Como funciona a redução de pressão
- A redução de pressão é a diminuição do volume de água na rede de abastecimento. Isso ajudaria a diminuir a perda física de água, que és, grosso modo, o volume que vaza pelos canos no trajeto entre a estação de tratamento e os imóveis.
- Especialista com mais de 50 anos de experiência em saneamento e ex-diretor da Sabesp, João Jorge da Costa explica que o consumo cai à noite e, por isso, a rede de abastecimento fica cheia, com uma pressão estática.
- “Resulta numa pressão muito maior. E a perda é proporcional à pressão”, afirma.
- Segundo ele, isso pode provocar alguns transtornos. “Você tem que calcular direitinho, porque, às vezes, num lugar mais alto, ao invés de ter reduzido a pressão, você não vai ter pressão nenhuma”, afirma.
- Esse tipo de problema aconteceu com frequência em bairros como Jardim Ângela, na zona sul, e Brasilândia, na zona norte, por exemplo, durante a crise hídrica de 2014-2015.
- Mesmo após esse período crítico, muitos moradores de bairros da periferia da capital paulista passaram a enfrentar o desabastecimento noturno, principalmente nos pontos mais altos.
- Desde que teve início esse tipo de manobra, o governo estadual sempre disse que quem tem caixa d’água não deveria sentir os efeitos da redução de pressão.
- A expressão “redução de pressão” surgiu com forma de evitar que o governo estadual, na ocasião sob comando do atual vice-presidente Geraldo Alckmin (PSB), então no PSDB, trata-se a situação como um racionamento de água no período eleitoral.
Nova crise hídrica?
O volume de chuvas nos últimos meses tem ficado abaixo das médias históricas para o período, o que acendeu o sinal de alerta da Sabesp. Por exemplo, o Cantareira tem média mensal de 34,2 mm em agosto, mas praticamente não choveu até essa terça — 0,5 mm, no total. Em menor proporção, a situação se repete em outros reservatórios.
O cenário para os próximos meses é nada promissor. Segundo especialista em gestão de recursos hídricos Antônio Carlos Zuffo, que é professor da Unicamp, teremos pelo menos mais um mês de tempo seco. Caso venha La Niña, fenômeno que esfria as águas do Oceano Pacífico, o regime de chuvas deverá atrasar em mais dois meses, pelo menos.
Zuffo também chama a atenção para outro fenômeno que ocorre em períodos específicos, coincidindo com cheias no Sul e seca no Sudeste. Trata-se do Ciclo de Shwabe. Ele aponta que a atividade solar máxima ocorreu entre 2001 e 2003, com apagão energético por falta de água nos reservatórios, repetindo em 2014 e 2015, com a crise hídrica paulista. Isso se repetiria agora, em 2025, segundo um gráfico apresentado pelo professor.
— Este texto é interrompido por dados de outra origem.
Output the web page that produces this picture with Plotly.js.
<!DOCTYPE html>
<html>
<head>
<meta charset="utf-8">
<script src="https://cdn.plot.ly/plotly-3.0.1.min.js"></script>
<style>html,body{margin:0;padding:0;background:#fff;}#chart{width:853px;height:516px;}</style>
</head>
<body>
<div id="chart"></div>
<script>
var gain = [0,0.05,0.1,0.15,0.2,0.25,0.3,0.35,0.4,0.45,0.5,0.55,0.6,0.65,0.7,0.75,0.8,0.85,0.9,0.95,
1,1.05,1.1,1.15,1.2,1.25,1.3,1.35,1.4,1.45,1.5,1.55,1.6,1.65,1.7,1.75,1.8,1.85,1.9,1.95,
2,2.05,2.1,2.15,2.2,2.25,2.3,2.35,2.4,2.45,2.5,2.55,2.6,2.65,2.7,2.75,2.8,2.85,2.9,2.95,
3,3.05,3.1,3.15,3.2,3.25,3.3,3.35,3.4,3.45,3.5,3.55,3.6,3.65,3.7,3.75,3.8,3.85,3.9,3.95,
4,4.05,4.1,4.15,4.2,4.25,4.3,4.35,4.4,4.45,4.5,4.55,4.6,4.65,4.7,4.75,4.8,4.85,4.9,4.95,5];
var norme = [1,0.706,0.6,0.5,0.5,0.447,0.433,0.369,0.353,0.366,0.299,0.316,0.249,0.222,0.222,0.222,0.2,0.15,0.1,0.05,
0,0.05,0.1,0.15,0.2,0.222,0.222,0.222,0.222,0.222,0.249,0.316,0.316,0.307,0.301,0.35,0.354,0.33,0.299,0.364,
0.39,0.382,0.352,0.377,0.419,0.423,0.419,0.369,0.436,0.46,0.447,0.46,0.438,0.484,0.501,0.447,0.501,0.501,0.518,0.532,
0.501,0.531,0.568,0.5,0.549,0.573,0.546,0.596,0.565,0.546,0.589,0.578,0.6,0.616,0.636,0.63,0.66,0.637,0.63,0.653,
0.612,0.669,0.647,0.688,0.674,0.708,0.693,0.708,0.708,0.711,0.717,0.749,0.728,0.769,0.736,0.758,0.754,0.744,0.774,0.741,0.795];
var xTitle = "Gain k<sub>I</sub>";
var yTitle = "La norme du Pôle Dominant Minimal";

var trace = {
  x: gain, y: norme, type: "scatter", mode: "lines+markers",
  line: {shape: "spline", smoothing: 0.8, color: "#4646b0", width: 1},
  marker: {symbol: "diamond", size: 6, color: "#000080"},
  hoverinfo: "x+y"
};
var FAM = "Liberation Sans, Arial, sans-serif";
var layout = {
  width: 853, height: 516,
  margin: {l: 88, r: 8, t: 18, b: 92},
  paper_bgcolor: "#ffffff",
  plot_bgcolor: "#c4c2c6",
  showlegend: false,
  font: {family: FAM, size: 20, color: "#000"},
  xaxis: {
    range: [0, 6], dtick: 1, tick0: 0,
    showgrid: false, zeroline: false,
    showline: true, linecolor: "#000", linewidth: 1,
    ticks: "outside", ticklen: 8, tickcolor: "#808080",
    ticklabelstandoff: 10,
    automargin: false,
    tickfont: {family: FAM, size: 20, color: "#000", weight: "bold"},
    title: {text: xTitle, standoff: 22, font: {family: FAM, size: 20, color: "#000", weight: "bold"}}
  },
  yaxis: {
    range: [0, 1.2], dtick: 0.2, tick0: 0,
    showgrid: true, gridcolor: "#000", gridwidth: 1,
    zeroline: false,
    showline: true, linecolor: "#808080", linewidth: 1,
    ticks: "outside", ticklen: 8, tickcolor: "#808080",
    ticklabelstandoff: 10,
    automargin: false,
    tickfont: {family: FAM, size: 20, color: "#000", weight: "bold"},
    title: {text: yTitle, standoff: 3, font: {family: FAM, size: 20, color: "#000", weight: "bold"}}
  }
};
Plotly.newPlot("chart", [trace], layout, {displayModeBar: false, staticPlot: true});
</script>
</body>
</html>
“Um ciclo de 11 anos. Onde tem a mancha, o sol é mais ativo, ele emite mais energia. Você tem uma correlação direta”, afirma Zuffo. “Com essa possibilidade de estarmos no máximo do Ciclo de Shwabe, e se ele for realmente correlacionado à crise, então nós estamos na iminência de ver a situação piorando daqui pra frente. Mas isso não é uma certeza”, diz.
Segundo Zuffo, ao longo do ano, a carga de chuvas foi pequena e, por isso, os volumes armazenados, inclusive no subsolo, são insuficientes para abastecer a contento as represas. “Agora, nós estamos sentindo a falta dessas vazões desse reservatório, impactando o abastecimento”, diz. O professor da Unicamp prevê que cidades do interior paulista também devam começar a sofrer com racionamento a partir de setembro.
Sistema mais resiliente
Em comparação com período da crise hídrica, os sistemas que abastecem a Grande São Paulo estão agora mais interligados, o que garante aquilo que especialistas chamam de resiliência do sistema. É possível, por exemplo, expandir o total de domicílios abastecidos por um determinado reservatório em melhor situação, caso o original esteja mais vazio.
Uma das principais obras foi a inauguração do Sistema São Lourenço, em 2018, que buscou água a 70 km da capital e hoje abastece cerca de 2 milhões de consumidores em oito cidades. Custou R$ 3,5 bilhões. Outra solução criada após a crise hídrica foi a possibilidade de transposição de água da bacia do Rio Paraíba do Sul, que abastece o Rio de Janeiro, para socorrer o Sistema Cantareira.